While most viewed the hydro-dam as an impossible obstacle, visionary volunteer Al Paddock, of the Norris Arm and Area Economic Development Committee, saw opportunity.

Maritime Archaic, Paleo Eskimo and Beothuk artifacts uncovered at the site a decade ago led archaeologists to believe once it may have been the largest warm weather salmon processing site in North America.

More recently, “it was not uncommon to get 40-pound salmon here in the 40s and 50s,” says Paddock.

This was a heritage worth reviving.

A fish ladder was not feasible, so Paddock put together a group of seven volunteers with project management and fish habitat skills and devised an alternate plan to circumvent the dam.

Through a five-year restocking program, they have annually transferred 400 salmon—original Rattling Brook stock that had been relocated to Great Rattling Brook when the dam was constructed—by helicopter (25 fish at a time) to prime spawning areas above the dam.

When adults begin their seaward migration from May to mid-July, they swim downstream to the reservoir. There, fencing funnels the fish into an underwater pipe that runs 500 metres to a manmade channel. The channel directs the fish into a dry brook bed that empties to the sea. The power company maintains sufficient water flow for this process to take place, and then after the smolt and kelt run is finished in early July, the entrance to the pipe is closed and the brook goes dry again. “It’s somewhat of an engineering feat,” says Paddock.

Last year, the group counted 252 fish returns, up from seven the year previous. Someday, they hope to exceed 6,000 returns a year and estimate the watershed could actually support an annual run of up to 12,000.

“We’re trying to see how fast we can build a sustainable run on the river so we can open it to anglers and generate revenue.” A recent study estimated this could generate $3 million in revenue for Norris Arm and neighbouring communities.

The first year they transferred salmon, 12 DFO personnel were involved. “Then we went from 12 to 6 to 3 to zero,” says Paddock. “This is an important conservation project and there’s no-one to ensure we are doing it properly.”

He worries about lack of environmental oversight. Since the closure of the local habitat office, which formerly assessed and monitored projects, industry now polices its own projects. “There is no one checking what is going on; no one is monitoring and there is nothing to comply with.”

He also felt the project had federal research potential, but lacked funding. “This was one of the best science projects you could have for recreational salmon: starting from scratch, a self-contained area for salmon spawning, only one way in and out. We could monitor every fish coming and going, sizes and genetics.”

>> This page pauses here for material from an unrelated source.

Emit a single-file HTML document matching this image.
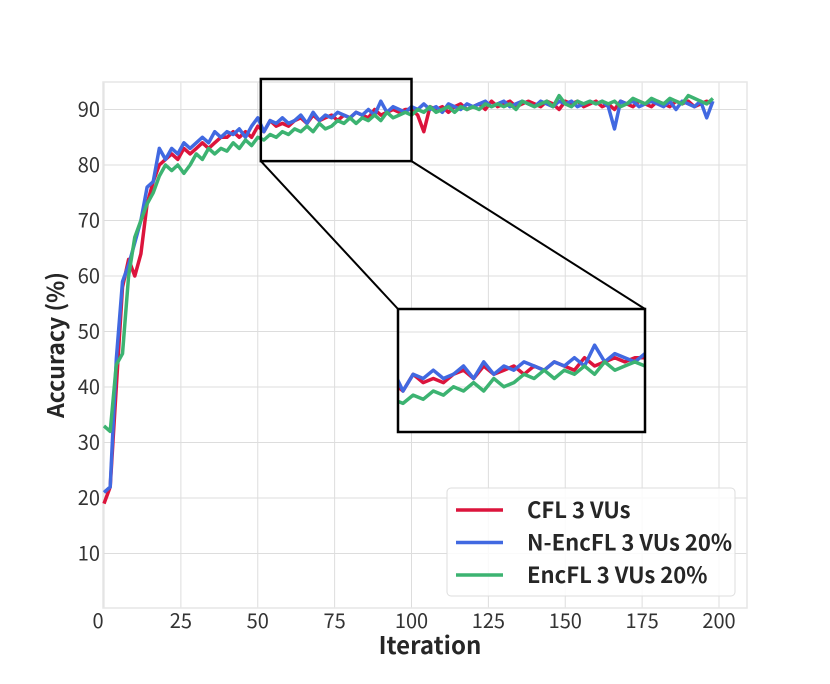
<!DOCTYPE html>
<html><head><meta charset="utf-8"><style>
html,body{margin:0;padding:0;background:#fff;overflow:hidden;width:830px;height:684px;}
svg{display:block;font-family:"Noto Sans CJK JP","DejaVu Sans",sans-serif;}
</style></head><body>
<svg id="chart" width="830" height="684" viewBox="0 0 830 684"></svg>
<script>
const iterations=[];for(let i=0;i<100;i++)iterations.push(i*2);
const cflValues=[19,22,40,58,63,60,64,73,77,80, 81,82,81,83,82,83,84,83,84,85, 85,86,85,86,85,87,86,88,87,87.5, 87,88,88.5,87.5,89,88,88.5,89,88,89, 88.5,89.5,89,88.5,90,89,89.5,90,89.5,90, 90,89,86,90.5,90,90.5,89.5,90.5,91,90, 90.5,91,90,91.5,90.5,91,91.5,90.5,91,91.5, 91,90.5,91.5,91,90,91.5,91,91.5,90.5,91, 91.5,90.5,91,90,91.5,91,90.5,91.5,91,90.5, 91.5,91,90.5,91.5,91,91.5,90.5,91,91.5,91];
const nencValues=[21,22,45,59,62,66,70,76,77,83, 81,83,82,84,83,84,85,84,86,85, 86,85.5,86.5,85,87,88.5,86,88,87.5,88.5, 87.5,88,89,87.5,89.5,88,89,88.5,89.5,89, 88.5,89.5,89,90,89,91.5,89.5,90.5,90,89.5, 90.5,90,91,90,90.5,89.5,91,90.5,90,91, 90.5,91,91.5,90.5,91,91.5,90.5,91,91.5,91, 90.5,91.5,91,90.5,91.5,91,91.5,90.5,91,91.5, 91,91.5,90.5,86.5,91.5,91,91.5,90.5,91,91.5, 91,90.5,91.5,90,91.5,91,90.5,91.5,88.5,91.5];
const encValues=[33,32,44,46,60,67,70,73,75,78, 80,79,80,78.5,80,82,81,83,82,83, 82.5,84,83,84.5,83.5,85,84.5,85.5,85,86, 85.5,86.5,86,87,86,87.5,86.5,87,88,87.5, 88.5,87.5,88.5,88,89,88,89.5,88.5,89,89.5, 89,90,89.5,90.5,89.5,90,90.5,89.5,90.5,90, 90.5,90,91,90.5,91,90.5,91,90,91.5,91, 90.5,91,91.5,90.5,92.5,91,90.5,91.5,91,91.5, 91,91.5,91,91.5,90.5,91,92,91.5,91,92, 91.5,91,92,91.5,91,92.5,92,91.5,91,92];
const xTicks=[0,25,50,75,100,125,150,175,200];
const yTicks=[10,20,30,40,50,60,70,80,90];
const seriesNames=["CFL 3 VUs","N-EncFL 3 VUs 20%","EncFL 3 VUs 20%"];
const seriesColors=["#dc143c","#4169e1","#3cb371"];
const seriesData=[cflValues,nencValues,encValues];

const NS="http://www.w3.org/2000/svg";
const svg=document.getElementById('chart');
function mk(tag,attrs,parent){const e=document.createElementNS(NS,tag);for(const k in attrs)e.setAttribute(k,attrs[k]);(parent||svg).appendChild(e);return e;}
const L=103,R=747,T=82,B=608;
const xS=v=>104+v*3.075;
const yS=v=>609-v*5.55;

for(const t of xTicks){const g=mk('line',{x1:xS(t),x2:xS(t),y1:T,y2:B,stroke:'#dddddd','stroke-width':1});


const tx=mk('text',{x:xS(t)-(t===0?6:0),y:628,'text-anchor':'middle','font-size':20,fill:'#333'});tx.textContent=t;

}
for(const t of yTicks){const g=mk('line',{x1:L,x2:R,y1:yS(t),y2:yS(t),stroke:'#dddddd','stroke-width':1});


const tx=mk('text',{x:100,y:yS(t)+7,'text-anchor':'end','font-size':20,fill:'#333'});tx.textContent=t;

}
const fr=mk('rect',{x:L,y:T,width:R-L,height:B-T,fill:'none',stroke:'#e6e6e6','stroke-width':1.5});



function path(xf,yf,vals){return vals.map((v,i)=>(i?'L':'M')+xf(iterations[i]).toFixed(1)+','+yf(v).toFixed(1)).join('');}
seriesData.forEach((d,k)=>{const p=mk('path',{d:path(xS,yS,d),fill:'none',stroke:seriesColors[k],'stroke-width':3.5,'stroke-linejoin':'round'});

});

const zx0=51,zx1=100,zy0=80.7,zy1=95.5;
const rx0=xS(zx0),rx1=xS(zx1),ry0=yS(zy1),ry1=yS(zy0);
const IL=398,IR=645,IT=309,IB=432;
const c1=mk('line',{x1:rx0,y1:ry1,x2:IL,y2:IT,stroke:'#000','stroke-width':2});


const c2=mk('line',{x1:rx1,y1:ry1,x2:IR,y2:IT,stroke:'#000','stroke-width':2});


const zr=mk('rect',{x:rx0,y:ry0,width:rx1-rx0,height:ry1-ry0,fill:'none',stroke:'#000','stroke-width':2.5});



const ib=mk('rect',{x:IL,y:IT,width:IR-IL,height:IB-IT,fill:'#fff'});


const ixS=v=>IL+(v-zx0)/(zx1-zx0)*(IR-IL);
const iyS=v=>IB-(v-zy0)/(zy1-zy0)*(IB-IT)+3;
const ig=mk('line',{x1:ixS(75),x2:ixS(75),y1:IT,y2:IB,stroke:'#dddddd'});


for(const y of [332,387]){const h=mk('line',{x1:IL,x2:IR,y1:y,y2:y,stroke:'#dddddd'});

}
const clip=mk('clipPath',{id:'ic'});
mk('rect',{x:IL,y:IT,width:IR-IL,height:IB-IT},clip);
seriesData.forEach((d,k)=>{const p=mk('path',{d:path(ixS,iyS,d),fill:'none',stroke:seriesColors[k],'stroke-width':3.5,'stroke-linejoin':'round','clip-path':'url(#ic)'});

});
const ifr=mk('rect',{x:IL,y:IT,width:IR-IL,height:IB-IT,fill:'none',stroke:'#000','stroke-width':2.5});



const lg=mk('rect',{x:447,y:488,width:288,height:108,rx:4,fill:'#fff','fill-opacity':0.85,stroke:'#dddddd'});


seriesNames.forEach((n,k)=>{const y=510+k*32.5;
const l=mk('line',{x1:456,x2:503,y1:y,y2:y,stroke:seriesColors[k],'stroke-width':3.5});


const t=mk('text',{x:527,y:y+8,'font-size':22,'font-weight':'bold',fill:'#262626'});t.textContent=n;

});

const xt=mk('text',{x:430,y:654,'text-anchor':'middle','font-size':24,'font-weight':'bold',fill:'#262626'});xt.textContent='Iteration';


const yt=mk('text',{x:0,y:0,'text-anchor':'middle','font-size':23,'font-weight':'bold',fill:'#262626',transform:'translate(64,345) rotate(-90)'});yt.textContent='Accuracy (%)';


</script>
</body></html>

“We need DFO, we need science and we need habitat.”

Back on the Nepisiguit, Bob Baker takes me to the river estuary and points out Sheep Island, the Merry-Go-Round and Preacher’s Rock, where the town’s pastor used to stand to bless the spring log drive.

He slides into a natural chair carved from granite. “This is my office,” he says, leaning back and stretching his legs. “I can come here in the morning and watch the fish roll out and jump just over there.”

This river is the most beautiful of any Baker knows. “When you come to the river, you leave your cares behind.”